Game 1: Twenty-eight minutes, three points, one of four from the field, zero assists, zero rebounds, one foul, two turnovers. Game 2: Fourteen minutes, zero points, two shots, zero assists, two rebounds, one turnover, four fouls. Two of the fouls were in the opening 2:11 of the third quarter, essentially ending his night while coach Tyronn Lue searched elsewhere for answers. Cleveland has gotten three points and one basket in six attempts over 42 minutes from its starting shooting guard. Now to see if Lue does not wait until the second half to begin his search in Game 3.

Right: LeBron James

One of the great playoff runs of his career – and that’s saying something – continued with 29 points on 12-of-18 shooting, 14 assists against four turnovers, 11 rebounds and three steals. James was in attack mode from the beginning, trying to set a tone and hoping his teammates would follow. He led the Cavaliers or tied for the lead in several categories and, in what should stand as one of the impressive stats, played another 39 minutes at an elite level. That’s 79 minutes the first two games, moving James to 40.7 as the best player of the postseason.
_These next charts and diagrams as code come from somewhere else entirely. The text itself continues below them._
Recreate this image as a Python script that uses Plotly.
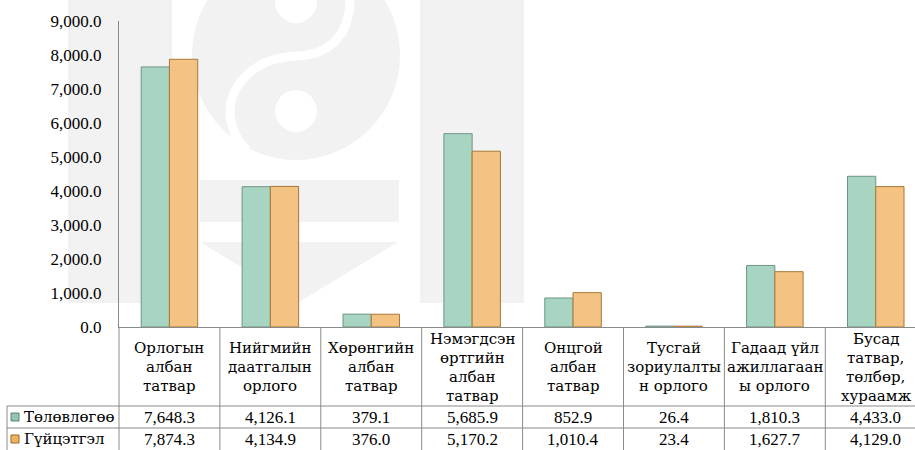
import plotly.graph_objects as go

# ---------------- data ----------------
categories = [
    "Орлогын\nалбан\nтатвар",
    "Нийгмийн\nдаатгалын\nорлого",
    "Хөрөнгийн\nалбан\nтатвар",
    "Нэмэгдсэн\nөртгийн\nалбан\nтатвар",
    "Онцгой\nалбан\nтатвар",
    "Тусгай\nзориулалты\nн орлого",
    "Гадаад үйл\nажиллагаан\nы орлого",
    "Бусад\nтатвар,\nтөлбөр,\nхураамж",
]
series_names = ["Төлөвлөгөө", "Гүйцэтгэл"]
plan = [7648.3, 4126.1, 379.1, 5685.9, 852.9, 26.4, 1810.3, 4433.0]
actual = [7874.3, 4134.9, 376.0, 5170.2, 1010.4, 23.4, 1627.7, 4129.0]
y_ticks = [0, 1000, 2000, 3000, 4000, 5000, 6000, 7000, 8000, 9000]
y_tick_labels = [f"{v:,.1f}" for v in y_ticks]

# ---------------- layout geometry ----------------
W, H = 915, 450
L, R, T, B = 119, 0, 21, 123
PW, PH = W - L - R, H - T - B
X_RANGE = [-0.5, 7.389]
FONT = "Liberation Serif, serif"
CYR_FONT = "DejaVu Serif"
LINE = "#8a8a8a"
WM = "#f2f2f2"

def xp(px):
    return (px - L) / PW

def yp(py):
    return (H - B - py) / PH

def cat_edge(v):
    return (v - X_RANGE[0]) / (X_RANGE[1] - X_RANGE[0])

xkeys = [c.replace("\n", " ") for c in categories]

fig = go.Figure()
fig.add_trace(go.Bar(
    x=xkeys, y=plan, name=series_names[0],
    marker=dict(color="#a7d5c1", line=dict(color="#6f9484", width=1)),
))
fig.add_trace(go.Bar(
    x=xkeys, y=actual, name=series_names[1],
    marker=dict(color="#f4c384", line=dict(color="#a87835", width=1)),
))

shapes = []
# ---- watermark logo (light gray) ----
def rect(x0, y0, x1, y1, color):
    return dict(type="rect", xref="paper", yref="paper", x0=xp(x0), x1=xp(x1),
                y0=yp(y1), y1=yp(y0), fillcolor=color, line=dict(width=0), layer="below")

shapes.append(rect(68, -5, 172, 303, WM))
shapes.append(rect(420, -5, 524, 303, WM))
shapes.append(dict(type="circle", xref="paper", yref="paper",
                   x0=xp(192), x1=xp(400), y0=yp(160), y1=yp(-50),
                   fillcolor=WM, line=dict(width=0), layer="below"))
shapes.append(rect(200, 180, 399, 222, WM))
tri = f"M {xp(200)},{yp(242)} L {xp(398)},{yp(242)} L {xp(299)},{yp(302)} Z"
shapes.append(dict(type="path", xref="paper", yref="paper", path=tri,
                   fillcolor=WM, line=dict(width=0), layer="below"))
# white yin-yang details
for cy in (2, 111):
    shapes.append(dict(type="circle", xref="paper", yref="paper",
                       x0=xp(275), x1=xp(317), y0=yp(cy + 21), y1=yp(cy - 21),
                       fillcolor="white", line=dict(width=0), layer="below"))
s_path = (f"M {xp(350)},{yp(-2)} C {xp(350)},{yp(35)} {xp(330)},{yp(55)} {xp(296)},{yp(56)} "
          f"C {xp(250)},{yp(58)} {xp(228)},{yp(90)} {xp(230)},{yp(115)} "
          f"C {xp(232)},{yp(132)} {xp(238)},{yp(142)} {xp(247)},{yp(150)}")
shapes.append(dict(type="path", xref="paper", yref="paper", path=s_path,
                   line=dict(color="white", width=9), layer="below"))

# ---- table grid ----
def hline(x0, x1, py):
    return dict(type="line", xref="paper", yref="paper", x0=xp(x0), x1=xp(x1),
                y0=yp(py), y1=yp(py), line=dict(color=LINE, width=1))

def vline_paper(xpaper, py0, py1):
    return dict(type="line", xref="paper", yref="paper", x0=xpaper, x1=xpaper,
                y0=yp(py0), y1=yp(py1), line=dict(color=LINE, width=1))

row_top, row_mid, row_bot = 406, 428, 452
shapes.append(hline(7, W, row_top))
shapes.append(hline(7, W, row_mid))
shapes.append(hline(7, W, row_bot))
shapes.append(vline_paper(xp(7), row_top, row_bot))
shapes.append(vline_paper(0, 327, row_bot))
for k in range(len(categories) - 1):
    shapes.append(vline_paper(cat_edge(k + 0.5), 327, row_bot))

# legend swatches in the table
sw_colors = [("#93c4af", "#5f8474"), ("#f0b460", "#9a6a28")]
for r, (fc, lc) in enumerate(sw_colors):
    cy = 417 if r == 0 else 439
    shapes.append(dict(type="rect", xref="paper", yref="paper",
                       x0=xp(11), x1=xp(19), y0=yp(cy + 4), y1=yp(cy - 4),
                       fillcolor=fc, line=dict(color=lc, width=1)))

annotations = []
# header labels, one annotation per line
LS = 19
for i, lab in enumerate(categories):
    lines = lab.split("\n")
    n = len(lines)
    for j, t in enumerate(lines):
        py = 367 + (j - (n - 1) / 2) * LS
        annotations.append(dict(x=xkeys[i], xref="x", y=yp(py), yref="paper",
                                text=t, showarrow=False, xanchor="center", yanchor="middle",
                                font=dict(family=CYR_FONT, size=15, color="black")))
# value rows
for r, vals in enumerate([plan, actual]):
    py = 417 if r == 0 else 439
    annotations.append(dict(x=xp(22), xref="paper", y=yp(py), yref="paper",
                            text=series_names[r], showarrow=False, xanchor="left",
                            yanchor="middle", font=dict(family=CYR_FONT, size=15, color="black")))
    for i, v in enumerate(vals):
        annotations.append(dict(x=xkeys[i], xref="x", y=yp(py), yref="paper",
                                text=f"{v:,.1f}", showarrow=False, xanchor="center",
                                yanchor="middle", font=dict(family=FONT, size=17, color="black")))

fig.update_layout(
    width=W, height=H,
    margin=dict(l=L, r=R, t=T, b=B, pad=0),
    paper_bgcolor="white", plot_bgcolor="rgba(0,0,0,0)",
    font=dict(family=FONT, size=17, color="black"),
    barmode="group", bargap=0.44, bargroupgap=0,
    showlegend=False,
    shapes=shapes, annotations=annotations,
    xaxis=dict(type="category", range=X_RANGE, showticklabels=False, ticks="",
               showline=True, linecolor=LINE, linewidth=1, showgrid=False, zeroline=False),
    yaxis=dict(range=[0, 9000], tickvals=y_ticks, ticktext=y_tick_labels,
               showline=True, linecolor=LINE, linewidth=1, showgrid=False, zeroline=False,
               ticks="", ticklabelstandoff=13,
               tickfont=dict(family=FONT, size=17, color="black")),
)

fig.write_html("out.html", config={"displayModeBar": False},
               post_script="document.body.style.margin='0px';document.body.style.padding='0px';")
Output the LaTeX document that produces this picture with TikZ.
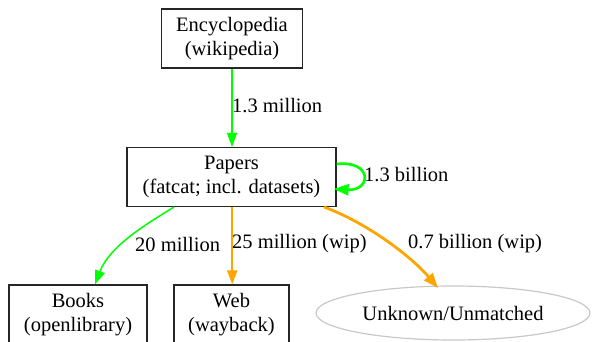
\documentclass[tikz,border=0pt]{standalone}
\usepackage{fontspec}
\setmainfont{Liberation Serif}
\usetikzlibrary{arrows.meta,shapes.geometric,calc}
\definecolor{gvgreen}{HTML}{00FF00}
\definecolor{gvorange}{HTML}{FFA500}
\definecolor{gvgray}{HTML}{C8C8C8}
\begin{document}
\begin{tikzpicture}[x=1pt,y=1pt,
  every node/.style={font=\fontsize{20.5}{24.5}\selectfont},
  boxnode/.style={draw=black!85,line width=1.2pt,rectangle,inner sep=0pt,align=center},
  lbl/.style={anchor=west,inner sep=0pt},
  tipA/.style={-{Triangle[length=14pt,width=10pt]}},
  thinedge/.style={tipA,line width=1.5pt},
  thickedge/.style={-{Triangle[length=15pt,width=11pt]},line width=2.8pt}]
\useasboundingbox (0,0) rectangle (592,-342);
\node[boxnode,minimum width=141pt,minimum height=59pt] (enc) at (232,-38.5) {Encyclopedia\\(wikipedia)};
\node[boxnode,minimum width=209pt,minimum height=59pt] (pap) at (231.5,-177) {Papers\\(fatcat; incl. datasets)};
\node[boxnode,minimum width=138pt,minimum height=59pt] (books) at (78,-314.5) {Books\\(openlibrary)};
\node[boxnode,minimum width=115pt,minimum height=59pt] (web) at (231.5,-314.5) {Web\\(wayback)};
\node[draw=gvgray,line width=1.2pt,ellipse,inner sep=0pt,minimum width=274pt,minimum height=54pt] (unk) at (453,-313) {Unknown/Unmatched};

\draw[thinedge,gvgreen] (enc.south) -- (pap.north -| enc.south);
\node[lbl] (l1) at (232,-106) {1.3 million};

\coordinate (ls) at ($(pap.east)+(0,13)$);
\coordinate (le) at ($(pap.east)+(-3,-12)$);
\draw[thickedge,gvgreen,line width=2.6pt] (ls) .. controls +(36,4) and +(38,-2) .. (le);
\node[lbl] (l2) at (364,-175) {1.3 billion};

\coordinate (gs) at (174,-207);
\draw[thinedge,gvgreen] (gs) .. controls (150,-222) and (110,-245) .. (books.north -| 95,0);
\node[lbl] (l3) at (135,-244) {20 million};

\coordinate (ws) at (232.2,-206.5);
\draw[thinedge,gvorange,line width=1.9pt] (ws) -- (web.north -| ws);
\node[lbl] (l4) at (232,-244) {25 million (wip)};

\coordinate (os) at (324,-207);
\draw[thickedge,gvorange] (os) .. controls (365,-222) and (410,-255) .. (438,-288);
\node[lbl] (l5) at (408,-244) {0.7 billion (wip)};
\end{tikzpicture}
\end{document}
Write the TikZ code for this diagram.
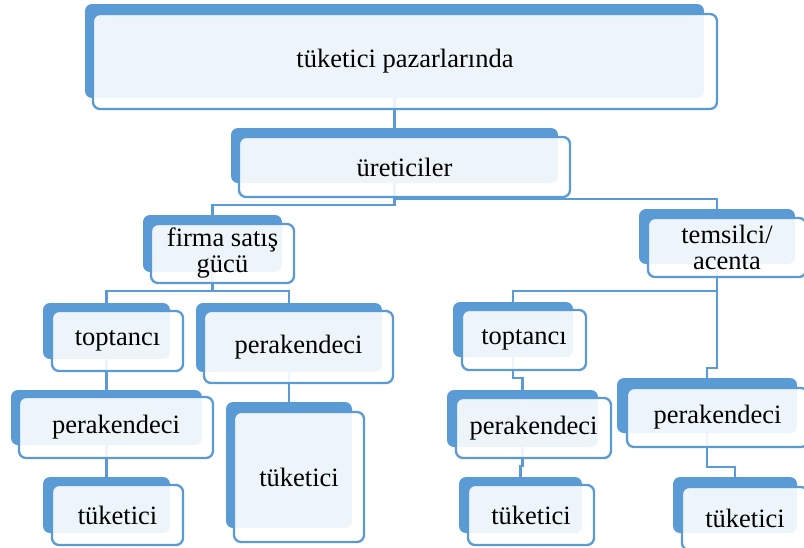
\documentclass[tikz,border=0pt]{standalone}
\usepackage{fontspec}
\setmainfont{Liberation Serif}
\usetikzlibrary{fit}
\definecolor{accent}{HTML}{5B9BD5}
\pgfdeclarelayer{links}
\pgfsetlayers{links,main}
\tikzset{
  backpanel/.style={fill=accent, draw=none, rounded corners=7pt, inner sep=0pt, outer sep=0pt},
  frontpanel/.style={fill=white, fill opacity=0.9, draw=accent, line width=2.3pt,
                     rounded corners=7pt, inner sep=0pt, outer sep=0pt},
  boxtext/.style={font=\fontsize{26.5}{26}\selectfont, align=center, inner sep=0pt, text=black},
  link/.style={draw=accent, line width=2.3pt}
}
% #1 name, #2 corners of the solid back panel, #3 corners of the framed front panel, #4 text
\newcommand\tierbox[4]{%
  \node[backpanel, fit={#2}] (#1) {};
  \node[frontpanel, fit={#3}] (#1-f) {};
  \node[boxtext] (#1-t) at (#1-f.center) {#4};
}
\begin{document}
\begin{tikzpicture}[x=1pt, y=-1pt]
  \useasboundingbox (0,0) rectangle (804,547);
  \clip (0,0) rectangle (804,547);

  % boxes
  \tierbox{n-top}{(85,4) (704,98)}{(93,14) (717,109)}{tüketici pazarlarında}
  \tierbox{n-ure}{(231,128) (558,183)}{(239,137) (570,197)}{üreticiler}
  \tierbox{n-firma}{(143,215) (282,272)}{(151,224) (294,283)}{firma satış\\gücü}
  \tierbox{n-tems}{(639,209) (795,264)}{(648,218) (806,277)}{temsilci/\\acenta}
  \tierbox{n-topL}{(43,303) (170,359)}{(52,311) (183,371)}{toptancı}
  \tierbox{n-perM}{(196,303) (382,372)}{(204,311) (393,383)}{perakendeci}
  \tierbox{n-perL}{(11,390) (202,445)}{(19,397) (213,458)}{perakendeci}
  \tierbox{n-tukL}{(43,477) (170,533)}{(52,485) (183,545)}{tüketici}
  \tierbox{n-tukM}{(226,402) (352,528)}{(234,412) (364,542)}{tüketici}
  \tierbox{n-topR}{(453,302) (573,357)}{(462,310) (586,370)}{toptancı}
  \tierbox{n-perRL}{(447,390) (598,447)}{(456,398) (611,458)}{perakendeci}
  \tierbox{n-tukRL}{(459,477) (582,533)}{(468,485) (594,545)}{tüketici}
  \tierbox{n-perR}{(617,378) (797,433)}{(627,388) (808,447)}{perakendeci}
  \tierbox{n-tukR}{(673,477) (797,533)}{(682,487) (808,550)}{tüketici}

  % bus levels of the elbow connectors
  \coordinate (lvA) at (0,205);
  \coordinate (lvB) at (0,199);
  \coordinate (lvC) at (0,291);
  \coordinate (lvD) at (0,291);
  \coordinate (lvE) at (0,368);
  \coordinate (lvF) at (0,378);
  \coordinate (lvG) at (0,466);
  \coordinate (lvH) at (0,467);

  % connectors, kept underneath the boxes
  \begin{pgfonlayer}{links}
    \draw[link] (n-top.south) -- (n-ure.north);
    \draw[link] (n-ure.south) -- (n-ure.south |- lvA) -| (n-firma.north);
    \draw[link] (n-ure.south) -- (n-ure.south |- lvB) -| (n-tems.north);
    \draw[link] (n-firma.south) -- (n-firma.south |- lvC) -| (n-topL.north);
    \draw[link] (n-firma.south) -- (n-firma.south |- lvC) -| (n-perM.north);
    \draw[link] (n-topL.south) -- (n-perL.north);
    \draw[link] (n-perL.south) -- (n-tukL.north);
    \draw[link] (n-perM.south) -- (n-tukM.north);
    \draw[link] (n-tems.south) -- (n-tems.south |- lvD) -| (n-topR.north);
    \draw[link] (n-tems.south) -- (n-tems.south |- lvE) -| (n-perR.north);
    \draw[link] (n-topR.south) -- (n-topR.south |- lvF) -| (n-perRL.north);
    \draw[link] (n-perRL.south) -- (n-perRL.south |- lvG) -| (n-tukRL.north);
    \draw[link] (n-perR.south) -- (n-perR.south |- lvH) -| (n-tukR.north);
  \end{pgfonlayer}
\end{tikzpicture}
\end{document}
Wrong: Warriors ball handling

An obvious positive in Game 1 was a problem in Game 2 the Warriors did not try to downplay. It wasn’t just the whiplash of going from four turnovers on Thursday to 20 on Sunday, leading to 23 points for Cleveland. It’s how many were unforced, without much ball pressure from the Cavaliers, while the Cavs flipped in the right direction by going from 20 turnovers to nine. Stephen Curry had eight of Golden State’s 20, the drawback to a night that otherwise included 32 points, 11 assists and 10 rebounds. “There’s an eight on the stat sheet that I need to correct when we go to Cleveland, because the points that I gave up off turnovers in their building will electrify the crowd and their team and the things that we have to eliminate,” Curry said. “So I’m obviously hard on myself and my own biggest critic at times, and that’s something that I can control, just being smarter with the ball.”

Right: Klay Thompson

Oh, yeah. Him. While Durant and Curry were typically outstanding, even if there is nothing typical about doing it in The Finals, Thompson had a throwback game, to some distant time known as the regular season. The offensive slump in the playoffs that had dragged him under to 36.6 percent from the field and 13.8 points the first 13 games gave way to 22 points while making eight of 12 shots overall and four of seven behind the arc. He also had seven rebounds and continued with a critical contribution on defense. If Thompson sustains this and Sunday turns out to be more than a temporary good moment with the ball, the climb just got a lot steeper for the Cavaliers.

Wrong: Both defenses

Maybe the offenses were that good. Maybe there should be praise, not criticism. But both teams struggled to get stops. The 131 points — Warriors 67, Cavaliers 64 — was the most in the first half of a Finals since Game 2 of Lakers-Celtics in 1987. By the end of Sunday, Golden State had posted 132 points, even with the 20 turnovers, plus 51.7 percent overall and 41.9 percent on 3-pointers, while Cleveland was at 113 points, nine turnovers and 45 percent, respectively.